Бальзак О. Об искусстве.

Виноградов В. В. Стиль Пушкина.

Блок. О литературе.

Серафимович А. Как я работал над "Железным потоком". М., 1934.

Шагинян М. Как я работала над "Гидроцентралью". М., 1933.

Балухатый С. Теория литературы.

Иванов А., Якубинский Л. Очерки по языку. Для работников литературы и для самообразования. М., 1932.

Рыбникова М. А. Введение в стилистику. М., 1937.

Зеленецкий А. Эпитеты литературной русской речи. М., 1913.

Утевский. Как работал Гончаров.

Брюсов В. Опыты. М., 1918.

Горький, Лавренев, Тихонов, А. Толстой, Федин и др. Как мы пишем.
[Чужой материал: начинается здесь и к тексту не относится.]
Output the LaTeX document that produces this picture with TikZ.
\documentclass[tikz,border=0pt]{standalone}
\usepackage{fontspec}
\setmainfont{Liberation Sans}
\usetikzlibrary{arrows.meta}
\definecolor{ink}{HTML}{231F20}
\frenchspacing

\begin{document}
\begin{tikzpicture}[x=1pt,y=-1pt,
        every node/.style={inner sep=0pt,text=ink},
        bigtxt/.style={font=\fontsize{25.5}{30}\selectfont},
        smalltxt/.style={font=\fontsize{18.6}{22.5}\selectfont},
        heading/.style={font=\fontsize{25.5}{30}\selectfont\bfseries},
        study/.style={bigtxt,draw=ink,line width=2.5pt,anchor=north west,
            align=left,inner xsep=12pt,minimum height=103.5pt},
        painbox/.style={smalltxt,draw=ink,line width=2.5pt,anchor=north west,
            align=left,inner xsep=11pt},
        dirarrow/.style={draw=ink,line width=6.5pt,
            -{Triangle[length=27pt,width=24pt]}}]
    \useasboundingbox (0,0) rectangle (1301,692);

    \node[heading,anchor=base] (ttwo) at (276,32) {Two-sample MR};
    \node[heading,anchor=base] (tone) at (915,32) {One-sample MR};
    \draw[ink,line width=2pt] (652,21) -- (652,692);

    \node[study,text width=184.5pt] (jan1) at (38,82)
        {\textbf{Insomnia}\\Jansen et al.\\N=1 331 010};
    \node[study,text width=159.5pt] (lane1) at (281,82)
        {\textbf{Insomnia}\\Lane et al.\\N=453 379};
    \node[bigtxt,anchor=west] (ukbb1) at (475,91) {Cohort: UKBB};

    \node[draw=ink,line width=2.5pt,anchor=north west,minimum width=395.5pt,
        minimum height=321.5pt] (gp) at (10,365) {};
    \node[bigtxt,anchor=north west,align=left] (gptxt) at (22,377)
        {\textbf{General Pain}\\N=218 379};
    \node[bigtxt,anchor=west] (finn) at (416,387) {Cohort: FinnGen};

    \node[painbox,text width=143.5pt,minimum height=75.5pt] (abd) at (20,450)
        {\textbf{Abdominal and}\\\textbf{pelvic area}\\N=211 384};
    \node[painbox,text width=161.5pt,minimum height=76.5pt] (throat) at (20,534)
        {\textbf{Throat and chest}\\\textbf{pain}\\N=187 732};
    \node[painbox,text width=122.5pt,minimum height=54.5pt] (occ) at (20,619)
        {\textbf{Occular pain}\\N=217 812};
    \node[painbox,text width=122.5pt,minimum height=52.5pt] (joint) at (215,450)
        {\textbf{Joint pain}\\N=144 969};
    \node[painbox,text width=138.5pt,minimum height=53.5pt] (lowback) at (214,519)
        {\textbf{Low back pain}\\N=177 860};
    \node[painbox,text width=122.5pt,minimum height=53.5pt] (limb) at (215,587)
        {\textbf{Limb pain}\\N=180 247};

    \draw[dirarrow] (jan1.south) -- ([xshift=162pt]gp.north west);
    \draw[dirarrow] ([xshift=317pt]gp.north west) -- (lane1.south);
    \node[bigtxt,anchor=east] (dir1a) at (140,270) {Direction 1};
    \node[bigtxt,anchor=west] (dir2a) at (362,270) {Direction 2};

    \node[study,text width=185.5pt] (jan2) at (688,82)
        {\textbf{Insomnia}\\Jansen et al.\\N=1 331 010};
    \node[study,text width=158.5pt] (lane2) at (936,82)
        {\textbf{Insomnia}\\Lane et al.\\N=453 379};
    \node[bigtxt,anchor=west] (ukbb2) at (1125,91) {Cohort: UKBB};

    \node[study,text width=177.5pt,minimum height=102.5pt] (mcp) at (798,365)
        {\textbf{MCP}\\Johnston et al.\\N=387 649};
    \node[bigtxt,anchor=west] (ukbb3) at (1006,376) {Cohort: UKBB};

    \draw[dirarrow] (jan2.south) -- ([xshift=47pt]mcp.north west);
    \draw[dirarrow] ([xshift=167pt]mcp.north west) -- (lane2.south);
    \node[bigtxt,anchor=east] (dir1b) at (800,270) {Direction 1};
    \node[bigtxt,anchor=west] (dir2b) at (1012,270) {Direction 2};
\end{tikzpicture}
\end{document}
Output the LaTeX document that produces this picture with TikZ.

Л., 1930.

Список книг и статей по вопросам языка и стиля:

Азадовский М. Литература и фольклор. Л., 1938 / 296 с.

Виноградов В.В. Очерки по истории русского литературного языка XVII-XIX вв. М., 1938 / 448 с.
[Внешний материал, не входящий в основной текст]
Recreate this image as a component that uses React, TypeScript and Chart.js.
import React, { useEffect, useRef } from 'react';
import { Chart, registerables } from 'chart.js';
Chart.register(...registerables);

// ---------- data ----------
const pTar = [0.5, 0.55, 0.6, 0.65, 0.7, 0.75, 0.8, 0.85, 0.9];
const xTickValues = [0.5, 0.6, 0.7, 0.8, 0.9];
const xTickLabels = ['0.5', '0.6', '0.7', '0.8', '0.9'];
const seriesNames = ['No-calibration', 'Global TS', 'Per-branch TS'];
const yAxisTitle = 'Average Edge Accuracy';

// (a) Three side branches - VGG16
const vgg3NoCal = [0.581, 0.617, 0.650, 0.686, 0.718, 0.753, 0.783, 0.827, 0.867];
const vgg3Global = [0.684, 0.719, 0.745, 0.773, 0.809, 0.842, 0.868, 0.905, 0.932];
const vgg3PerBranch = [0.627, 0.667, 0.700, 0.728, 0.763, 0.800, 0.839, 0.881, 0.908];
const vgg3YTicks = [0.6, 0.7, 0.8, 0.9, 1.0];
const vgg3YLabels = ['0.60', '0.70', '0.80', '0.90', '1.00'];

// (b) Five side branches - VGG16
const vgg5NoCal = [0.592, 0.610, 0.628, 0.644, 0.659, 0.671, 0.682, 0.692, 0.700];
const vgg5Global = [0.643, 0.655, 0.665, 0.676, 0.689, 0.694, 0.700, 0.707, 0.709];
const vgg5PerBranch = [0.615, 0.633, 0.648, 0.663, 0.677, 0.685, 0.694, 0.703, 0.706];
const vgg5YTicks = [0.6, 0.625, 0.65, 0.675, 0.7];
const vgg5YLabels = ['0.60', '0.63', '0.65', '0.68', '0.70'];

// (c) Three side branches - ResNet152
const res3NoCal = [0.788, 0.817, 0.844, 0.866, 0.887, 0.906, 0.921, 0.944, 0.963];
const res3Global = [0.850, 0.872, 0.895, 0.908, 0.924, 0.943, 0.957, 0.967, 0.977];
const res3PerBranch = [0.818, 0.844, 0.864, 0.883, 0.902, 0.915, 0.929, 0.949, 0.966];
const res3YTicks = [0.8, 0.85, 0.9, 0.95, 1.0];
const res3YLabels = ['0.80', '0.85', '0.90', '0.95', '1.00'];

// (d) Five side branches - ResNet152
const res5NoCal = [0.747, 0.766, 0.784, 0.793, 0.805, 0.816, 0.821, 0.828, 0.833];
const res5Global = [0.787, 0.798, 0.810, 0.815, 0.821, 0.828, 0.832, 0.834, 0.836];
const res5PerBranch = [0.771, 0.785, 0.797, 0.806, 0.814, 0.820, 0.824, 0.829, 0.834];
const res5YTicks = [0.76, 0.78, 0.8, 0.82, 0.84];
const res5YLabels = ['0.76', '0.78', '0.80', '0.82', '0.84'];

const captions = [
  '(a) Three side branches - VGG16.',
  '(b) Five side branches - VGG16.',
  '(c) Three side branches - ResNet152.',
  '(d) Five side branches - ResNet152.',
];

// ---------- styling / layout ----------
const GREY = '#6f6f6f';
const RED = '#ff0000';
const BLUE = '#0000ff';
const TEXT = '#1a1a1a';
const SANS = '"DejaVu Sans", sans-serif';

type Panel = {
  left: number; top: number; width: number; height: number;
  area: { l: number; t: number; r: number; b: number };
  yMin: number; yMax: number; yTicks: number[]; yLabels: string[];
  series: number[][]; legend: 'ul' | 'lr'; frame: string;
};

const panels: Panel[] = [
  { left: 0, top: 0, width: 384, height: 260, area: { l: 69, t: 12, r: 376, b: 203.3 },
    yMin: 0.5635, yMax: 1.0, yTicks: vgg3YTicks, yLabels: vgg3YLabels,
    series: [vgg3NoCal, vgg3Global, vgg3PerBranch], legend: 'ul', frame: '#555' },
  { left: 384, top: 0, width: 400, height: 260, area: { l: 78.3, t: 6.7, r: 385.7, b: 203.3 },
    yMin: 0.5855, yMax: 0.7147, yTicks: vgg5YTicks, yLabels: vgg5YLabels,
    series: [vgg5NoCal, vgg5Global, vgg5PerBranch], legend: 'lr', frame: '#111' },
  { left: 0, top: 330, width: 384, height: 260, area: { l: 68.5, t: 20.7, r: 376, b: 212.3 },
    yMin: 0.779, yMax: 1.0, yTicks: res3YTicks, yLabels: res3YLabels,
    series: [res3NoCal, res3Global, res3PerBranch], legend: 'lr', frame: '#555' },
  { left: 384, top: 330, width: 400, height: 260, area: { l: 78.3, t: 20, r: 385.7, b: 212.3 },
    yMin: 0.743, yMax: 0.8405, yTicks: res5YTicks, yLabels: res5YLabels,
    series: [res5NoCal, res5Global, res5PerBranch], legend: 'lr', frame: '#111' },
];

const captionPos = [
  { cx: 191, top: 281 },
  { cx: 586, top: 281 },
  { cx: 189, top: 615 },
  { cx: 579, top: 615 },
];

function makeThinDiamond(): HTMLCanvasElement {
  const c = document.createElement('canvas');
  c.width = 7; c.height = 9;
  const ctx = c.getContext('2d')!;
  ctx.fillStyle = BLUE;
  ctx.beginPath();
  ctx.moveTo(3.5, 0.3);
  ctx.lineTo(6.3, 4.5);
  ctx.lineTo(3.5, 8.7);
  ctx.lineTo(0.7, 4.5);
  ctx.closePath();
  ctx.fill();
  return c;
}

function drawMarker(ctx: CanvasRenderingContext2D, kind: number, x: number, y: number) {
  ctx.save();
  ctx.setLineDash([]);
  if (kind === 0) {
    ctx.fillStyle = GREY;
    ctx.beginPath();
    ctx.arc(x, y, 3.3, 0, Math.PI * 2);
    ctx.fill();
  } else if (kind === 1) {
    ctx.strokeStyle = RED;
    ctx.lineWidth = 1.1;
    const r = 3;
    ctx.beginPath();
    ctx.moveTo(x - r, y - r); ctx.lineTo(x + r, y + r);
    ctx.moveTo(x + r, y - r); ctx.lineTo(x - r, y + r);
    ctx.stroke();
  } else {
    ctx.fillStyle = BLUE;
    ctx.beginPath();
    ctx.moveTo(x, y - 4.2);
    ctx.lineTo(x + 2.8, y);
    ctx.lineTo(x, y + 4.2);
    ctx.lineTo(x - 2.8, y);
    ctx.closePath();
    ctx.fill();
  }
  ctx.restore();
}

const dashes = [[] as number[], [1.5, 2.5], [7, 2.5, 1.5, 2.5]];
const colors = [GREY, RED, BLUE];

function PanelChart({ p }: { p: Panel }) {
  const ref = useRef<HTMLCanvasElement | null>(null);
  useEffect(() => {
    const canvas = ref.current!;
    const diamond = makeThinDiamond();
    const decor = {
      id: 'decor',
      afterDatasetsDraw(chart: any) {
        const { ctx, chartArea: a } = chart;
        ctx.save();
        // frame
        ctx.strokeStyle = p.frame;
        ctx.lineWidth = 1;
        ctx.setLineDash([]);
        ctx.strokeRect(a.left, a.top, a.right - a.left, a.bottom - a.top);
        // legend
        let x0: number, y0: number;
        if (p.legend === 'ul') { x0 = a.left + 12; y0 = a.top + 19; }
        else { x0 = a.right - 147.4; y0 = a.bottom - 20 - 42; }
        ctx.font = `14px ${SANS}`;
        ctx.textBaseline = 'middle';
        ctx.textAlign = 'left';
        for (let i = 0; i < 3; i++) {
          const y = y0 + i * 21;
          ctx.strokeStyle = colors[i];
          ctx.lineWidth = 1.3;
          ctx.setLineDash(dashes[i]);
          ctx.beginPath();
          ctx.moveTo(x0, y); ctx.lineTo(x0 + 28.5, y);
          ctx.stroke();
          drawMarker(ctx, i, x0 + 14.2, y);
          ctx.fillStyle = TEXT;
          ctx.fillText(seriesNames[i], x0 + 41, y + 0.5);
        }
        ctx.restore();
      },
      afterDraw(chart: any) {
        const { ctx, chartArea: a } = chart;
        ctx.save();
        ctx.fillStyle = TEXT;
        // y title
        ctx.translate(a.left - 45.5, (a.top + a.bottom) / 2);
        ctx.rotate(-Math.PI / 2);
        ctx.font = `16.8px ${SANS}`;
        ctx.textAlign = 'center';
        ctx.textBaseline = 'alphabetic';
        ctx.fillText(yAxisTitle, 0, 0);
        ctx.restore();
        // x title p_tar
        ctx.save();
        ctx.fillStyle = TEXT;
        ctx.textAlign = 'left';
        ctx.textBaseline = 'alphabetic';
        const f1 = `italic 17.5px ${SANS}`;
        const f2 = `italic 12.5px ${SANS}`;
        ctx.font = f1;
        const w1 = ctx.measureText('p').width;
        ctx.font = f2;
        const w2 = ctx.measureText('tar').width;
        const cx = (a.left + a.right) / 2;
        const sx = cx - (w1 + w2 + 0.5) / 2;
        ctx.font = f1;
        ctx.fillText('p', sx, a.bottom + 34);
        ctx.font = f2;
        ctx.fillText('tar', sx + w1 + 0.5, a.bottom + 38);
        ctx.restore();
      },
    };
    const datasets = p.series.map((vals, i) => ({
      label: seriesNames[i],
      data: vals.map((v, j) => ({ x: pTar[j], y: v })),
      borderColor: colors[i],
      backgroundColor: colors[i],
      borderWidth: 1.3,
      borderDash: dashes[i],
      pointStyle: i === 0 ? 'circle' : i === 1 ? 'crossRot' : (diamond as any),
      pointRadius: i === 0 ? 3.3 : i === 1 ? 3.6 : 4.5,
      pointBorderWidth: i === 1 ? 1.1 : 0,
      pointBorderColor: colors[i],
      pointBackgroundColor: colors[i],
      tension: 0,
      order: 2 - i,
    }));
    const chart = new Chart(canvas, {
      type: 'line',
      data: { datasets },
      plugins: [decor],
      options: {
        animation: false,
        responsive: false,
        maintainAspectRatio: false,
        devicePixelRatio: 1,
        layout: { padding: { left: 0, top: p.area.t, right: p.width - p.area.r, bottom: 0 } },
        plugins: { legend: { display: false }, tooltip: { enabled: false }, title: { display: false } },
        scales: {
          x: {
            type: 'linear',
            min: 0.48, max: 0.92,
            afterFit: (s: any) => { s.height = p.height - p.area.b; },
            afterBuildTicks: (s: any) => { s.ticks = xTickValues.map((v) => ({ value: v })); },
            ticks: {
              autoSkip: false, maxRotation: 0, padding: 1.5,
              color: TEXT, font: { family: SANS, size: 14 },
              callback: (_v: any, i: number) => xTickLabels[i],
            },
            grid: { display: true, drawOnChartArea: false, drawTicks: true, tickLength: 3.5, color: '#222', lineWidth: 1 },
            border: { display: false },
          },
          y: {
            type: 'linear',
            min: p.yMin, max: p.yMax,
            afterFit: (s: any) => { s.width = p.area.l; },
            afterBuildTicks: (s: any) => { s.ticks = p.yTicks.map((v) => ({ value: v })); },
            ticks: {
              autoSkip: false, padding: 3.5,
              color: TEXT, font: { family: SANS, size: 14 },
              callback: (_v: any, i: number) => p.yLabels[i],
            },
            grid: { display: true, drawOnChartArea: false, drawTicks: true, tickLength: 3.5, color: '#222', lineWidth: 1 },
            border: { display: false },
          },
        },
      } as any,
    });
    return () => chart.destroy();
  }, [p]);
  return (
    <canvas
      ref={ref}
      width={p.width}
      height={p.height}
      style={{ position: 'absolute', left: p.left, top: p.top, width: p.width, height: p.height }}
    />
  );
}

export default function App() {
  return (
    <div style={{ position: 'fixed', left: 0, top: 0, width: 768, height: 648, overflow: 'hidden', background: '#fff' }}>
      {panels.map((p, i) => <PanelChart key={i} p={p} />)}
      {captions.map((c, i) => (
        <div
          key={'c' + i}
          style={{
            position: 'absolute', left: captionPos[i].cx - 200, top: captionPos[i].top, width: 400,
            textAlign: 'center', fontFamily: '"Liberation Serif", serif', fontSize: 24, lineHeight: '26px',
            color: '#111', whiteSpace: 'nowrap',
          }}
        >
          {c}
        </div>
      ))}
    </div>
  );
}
Виноградов В.В. О художественной прозе. М.-Л., 1930 / 190 с.

Виноградов В.В. Современный русский язык. М., 1938 / 159 с.

Винокур Г. Культура языка. Л., 1929 / 335 с.

Гофман В. Язык литературы. Л., 1936 / 383 с.

Рыбникова М. Введение в стилистику. М., 1937 / 282 с.

Чернышев В. Русский язык в произведениях И. С. Тургенева. Известия Академии наук СССР. с. 437-495. 1936.

(Здесь приведена только малая часть из списков литературы, которые содержатся в дневниках В.Богомолова. - Р.Г.)

2 июля - Не дождавшись ответа по почте, я зашел на заочное отделение Университета, где мне вручили извещение, что я допущен к вступительным экзаменам. Я не сомневался в этом, но все же обрадовался.

5 июля - Написал сочинение. Тема: "Н.В. Гоголь - писательсатирик и патриот своей Родины". Я за себя не волнуюсь: двойки не будет. Заглянул в сочинения своих соседей - необычайно слабо, как по стилю, так и по грамотности.

Университетскими порядками удивлен крайне и не могу понять, как столь высокое развитие науки уживается с необычайной неорганизованностью - во время экзамена нас трижды гоняли из одной аудитории в другую, не вывешены расписания, а консультанты появлялись с опозданием на целый час.

О контингенте поступающих: публика разномастная, больше девушек. Разглядывая их, задумываешься: неужели все они работают? Уж очень у некоторых "нерабочий вид". Больше всего желающих на факультеты журналистики (только организован) и исторический.